The golden news had said that I would be living with Lucas and Juliane Mendes in Curitiba and working at ABC Vida along with another Fellow.  Unfortunately things didn’t work out there in the ways that myself and Global Citizen Year had hoped.  It turned out that there wasn’t a lot that could be done to help out ABA Vida, at least not enough for the two of us to work there together.  With that and a few issues with my living situation with Lucan and Juliane my team leader found another place for me to try that she thought would be a better fit.  This new place was still in the greater city area of Curitiba but about an hour out of the main city in a neighborhood called Fazendo Rio Grande.  There I worked for an NGO called Cadi that worked mainly with children and youth in the area at a younger level.

Cadi (Centro de Assistencia e desenvolvimento Integral, or the Center for Assistance and Integral Development) has many branches in Brazil doing a variety of things, working with kids, helping families with food, clothes, anything that they truly need, even with the construction or repair of homes.  The Cadi branch in Fazenda that I was working with as I said before works mainly with younger kids for either schooling or out of school activities.  There I did my best to help with everything they did there, but it became quickly clear though that I would only be of help in certain classes and activities.  Specifically the ones where I would not need to have fluent Portuguese.  It made it difficult to find places to help out.  I helped out in the Robotics classes, Karate classes, and played with their soccer team, but even with all of that my time there seemed almost useless.  I found there that what I really wanted was to work, like truly work with my hands on something real.  Well my amazing team leader, Yvia, heard me and found quite a place for me this time.  From sitting around in classes wishing I could help more, to gathering sugar cane on a hillside farm.

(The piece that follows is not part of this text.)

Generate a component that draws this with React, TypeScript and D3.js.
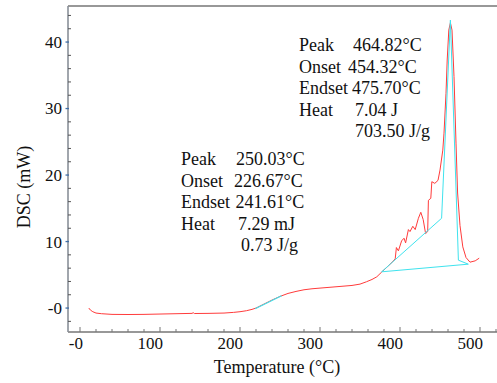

Now don’t get me wrong, I did have a good time at Cadi, but Global Citizen Year and I both agreed that sitting around in a class hoping I could help more than actually helping was not the reason I came to Brazil.  I do miss playing around with the kids and learning the children’s games of Brazil, but I feel that here in Garopaba I can finally find my place.  It’s a long hike up a steep hill to even get to the fields in Macacu, but once you get there you can see how amazing the view is of the adjacent hills, a beautiful lake, the long sand dunes going all the way to the ocean, and it all feels worth it after that.  The work is hard and hot, but in the end I’m very happy with what I’m doing here.